I think that this article answers your question. This kind of models aims at minimising some squared deviations (objective: give the optimisation an incentive to create a model with better prediction accuracy), with constraints (penalty) applied to the norms of the estimated parameters:
$$\min_{\beta\in\mathbb{R}^k} \frac{1}{n}\vert\vert Y-X\beta\vert\vert^2_2+\lambda \vert\vert\beta\vert\vert ^p_p$$
with the norm being defined as a function of $p$ as:
$$\vert\vert\beta\vert\vert_p=\left(\sum_{j=1}^{k}\vert\beta\vert^p\right)^\frac{1}{p}$$
Applying this kind of penalty on the norms of the parameters allows to highlight the importance of the most important regressor, and, with some $p$, to exclude the least important features from the regressors.

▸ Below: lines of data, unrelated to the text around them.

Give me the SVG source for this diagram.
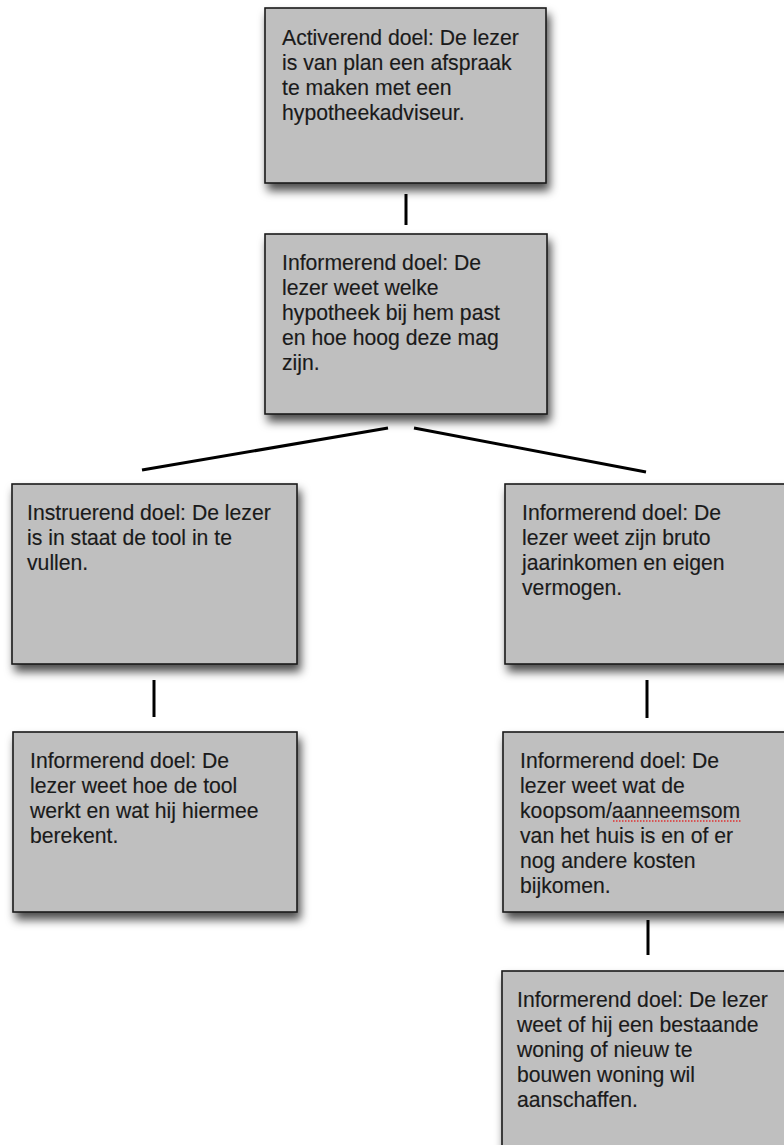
<svg xmlns="http://www.w3.org/2000/svg" width="784" height="1145" viewBox="0 0 784 1145">
<style>
.box{fill:#bfbfbf;stroke:#1a1a1a;stroke-width:1.6;filter:url(#sh)}
.t{font-family:"Liberation Sans",Arial,sans-serif;font-size:21.2px;fill:#1a1a1a;stroke:#1a1a1a;stroke-width:0.15}
.c{stroke:#000;stroke-width:3;fill:none;stroke-linecap:butt}
</style>
<defs>
<filter id="sh" x="-10%" y="-10%" width="125%" height="135%">
<feDropShadow dx="3" dy="7" stdDeviation="5" flood-color="#000" flood-opacity="0.7"/>
</filter>
</defs>
<rect width="784" height="1145" fill="#fff"/>
<g id="connectors">
<line class="c" x1="406" y1="194" x2="406" y2="225"/>
<line class="c" x1="388" y1="428" x2="142" y2="470"/>
<line class="c" x1="414" y1="428" x2="646" y2="472"/>
<line class="c" x1="154" y1="680" x2="154" y2="717"/>
<line class="c" x1="647" y1="680" x2="647" y2="718"/>
<line class="c" x1="648" y1="920" x2="648" y2="955"/>
</g>
<g id="n1">
<rect class="box" x="265" y="8" width="281" height="175"/>
<text class="t" x="282"><tspan x="282" y="45">Activerend doel: De lezer</tspan><tspan x="282" y="70">is van plan een afspraak</tspan><tspan x="282" y="95">te maken met een</tspan><tspan x="282" y="120">hypotheekadviseur.</tspan></text>
</g>
<g id="n2">
<rect class="box" x="265" y="234" width="282" height="180"/>
<text class="t"><tspan x="282" y="270">Informerend doel: De</tspan><tspan x="282" y="295">lezer weet welke</tspan><tspan x="282" y="320">hypotheek bij hem past</tspan><tspan x="282" y="345">en hoe hoog deze mag</tspan><tspan x="282" y="370">zijn.</tspan></text>
</g>
<g id="n3">
<rect class="box" x="12" y="484" width="285" height="180"/>
<text class="t"><tspan x="27" y="520">Instruerend doel: De lezer</tspan><tspan x="27" y="545">is in staat de tool in te</tspan><tspan x="27" y="570">vullen.</tspan></text>
</g>
<g id="n4">
<rect class="box" x="505" y="484" width="290" height="180"/>
<text class="t"><tspan x="522" y="520">Informerend doel: De</tspan><tspan x="522" y="545">lezer weet zijn bruto</tspan><tspan x="522" y="570">jaarinkomen en eigen</tspan><tspan x="522" y="595">vermogen.</tspan></text>
</g>
<g id="n5">
<rect class="box" x="13" y="732" width="284" height="180"/>
<text class="t"><tspan x="30" y="768">Informerend doel: De</tspan><tspan x="30" y="793">lezer weet hoe de tool</tspan><tspan x="30" y="818">werkt en wat hij hiermee</tspan><tspan x="30" y="843">berekent.</tspan></text>
</g>
<g id="n6">
<rect class="box" x="503" y="732" width="292" height="180"/>
<text class="t"><tspan x="520" y="768">Informerend doel: De</tspan><tspan x="520" y="793">lezer weet wat de</tspan><tspan x="520" y="818">koopsom/aanneemsom</tspan><tspan x="520" y="843">van het huis is en of er</tspan><tspan x="520" y="868">nog andere kosten</tspan><tspan x="520" y="893">bijkomen.</tspan></text>
<line x1="613" y1="821" x2="742" y2="821" stroke="#e03030" stroke-width="1.5" stroke-dasharray="1.5 1.5"/>
</g>
<g id="n7">
<rect class="box" x="502" y="971" width="293" height="190"/>
<text class="t"><tspan x="517" y="1007">Informerend doel: De lezer</tspan><tspan x="517" y="1032">weet of hij een bestaande</tspan><tspan x="517" y="1057">woning of nieuw te</tspan><tspan x="517" y="1082">bouwen woning wil</tspan><tspan x="517" y="1107">aanschaffen.</tspan></text>
</g>
</svg>
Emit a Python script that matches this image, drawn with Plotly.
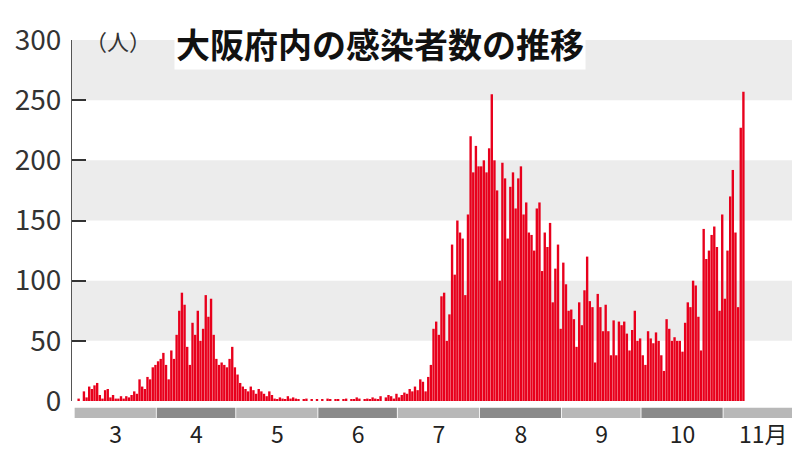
import plotly.graph_objects as go
import pandas as pd

start = "2020-03-01"
mar = [0,2,0,8,3,12,10,13,15,5,2,9,10,3,5,2,2,4,2,4,3,5,8,6,18,12,10,20,18,28,30]
apr = [33,35,40,30,18,42,35,55,75,90,80,45,30,65,55,75,50,60,88,70,85,55,35,30,32,30,28,35,45,28]
may = [22,15,12,10,8,12,9,6,10,8,6,4,8,5,2,1,3,2,1,4,2,3,2,1,0,1,2,0,1,0,1]
jun = [0,1,0,2,1,0,1,1,0,1,2,0,1,1,3,2,0,1,2,1,3,2,1,4,0,3,5,4,2,6]
jul = [3,5,7,6,10,8,12,9,18,16,8,20,30,60,66,55,87,90,50,72,130,105,150,140,135,88,155,220,190,212,195]
aug = [195,200,190,210,255,200,175,100,198,185,135,178,190,160,185,195,155,165,140,138,
       125,160,165,108,140,128,148,82,110,130]
tail = [60,115,97,75,76,68,45,82,63,92,120,83,78,32,89,78,58,80,58,38,67,38,66,63,66,56,42,
        59,75,50,52,38,30,58,52,48,57,50,38,25,68,60,50,53,50,50,41,65,82,78,100,96,70,42,143,118,125,
        138,145,128,75,155,85,125,170,192,140,78,227,257]
values = mar + apr + may + jun + jul + aug + tail
dates = pd.date_range(start, periods=len(values), freq="D")

month_starts = pd.date_range("2020-03-01", "2020-11-01", freq="MS")
month_labels = ["3", "4", "5", "6", "7", "8", "9", "10", "11月"]
yticks = [0, 50, 100, 150, 200, 250, 300]

fig = go.Figure(go.Bar(x=dates, y=values, marker=dict(color="#e8001c", line=dict(width=0)),
                       width=86400000*0.9))

shapes = []
for lo in (50, 150, 250):
    shapes.append(dict(type="rect", xref="paper", yref="y", x0=0, x1=1, y0=lo, y1=lo+50,
                       fillcolor="#ececec", line=dict(width=0), layer="below"))
ends = list(month_starts[1:]) + [pd.Timestamp("2020-12-01")]
for i, (s, e) in enumerate(zip(month_starts, ends)):
    shapes.append(dict(type="rect", xref="x", yref="paper",
                       x0=s - pd.Timedelta(hours=12), x1=e - pd.Timedelta(hours=20),
                       y0=-0.047, y1=-0.019, fillcolor="#8a8a8a" if i % 2 else "#b8b8b8",
                       line=dict(width=0)))
mids = [s + (e - s) / 2 - pd.Timedelta(hours=12) for s, e in zip(month_starts, ends)]

fig.update_layout(
    width=800, height=450, margin=dict(l=64, r=5, t=32, b=57, autoexpand=False),
    plot_bgcolor="white", paper_bgcolor="white", showlegend=False, shapes=shapes,
    font=dict(family="Noto Sans CJK JP", color="#222"),
    xaxis=dict(range=[pd.Timestamp("2020-02-28 12:00"), pd.Timestamp("2020-11-30 12:00")],
               tickvals=mids, ticktext=month_labels, ticks="", showgrid=False, automargin=False,
               tickfont=dict(size=23), ticklabelstandoff=18, zeroline=False),
    yaxis=dict(range=[0, 300], tickvals=yticks, ticks="inside", ticklen=14, tickwidth=2,
               tickcolor="#333", showgrid=False, zeroline=False, automargin=False,
               tickfont=dict(size=28, family="Liberation Sans Narrow, Noto Sans CJK JP", color="#333"),
               showline=True, linecolor="#555", linewidth=1, ticklabelstandoff=4),
)
fig.add_annotation(text="（人）", xref="paper", yref="paper", x=0.015, y=1.0, xanchor="left",
                   yanchor="middle", showarrow=False, font=dict(size=22, color="#333"))
fig.add_annotation(text="<b>大阪府内の感染者数の推移</b>", xref="paper", yref="paper", x=0.14, y=0.99,
                   xanchor="left", yanchor="middle", showarrow=False,
                   font=dict(size=34, color="#111"), bgcolor="white")
fig.write_html("out.html")
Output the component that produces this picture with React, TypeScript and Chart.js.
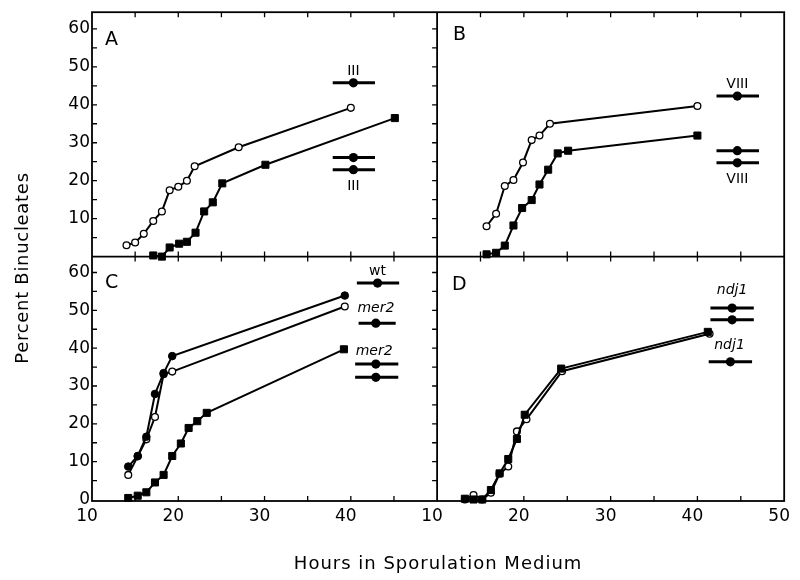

Note that LASSO corresponds to $p=1$ and Ridge regression corresponds to $p=2$, i.e. they belong to the same category of model, but use norms with different definitions, which explain why their purposes/results are not the exactly the same even if they share the same general purpose.
Explanation of a norm with $p=2$:

Start with a vector $b=(2, 1)$ and draw it on the plan. By definition, it has 2 elements, 2 coordinates in the plan. Using the norm $p=2$ requires to square each component. It distorts the vector. When you sum these transformed coordinates, you get 5. If you use the inverse function that you used to transform the vector, you get the norm, in that case $\sqrt{5}$. Here, you recognise the application of the Pythagorean theorem. Actually, the norm with $p=2$ is simply the length of a vector in traditional geometry. With $p=1$, you would simply get the sum of the lengths of all the components.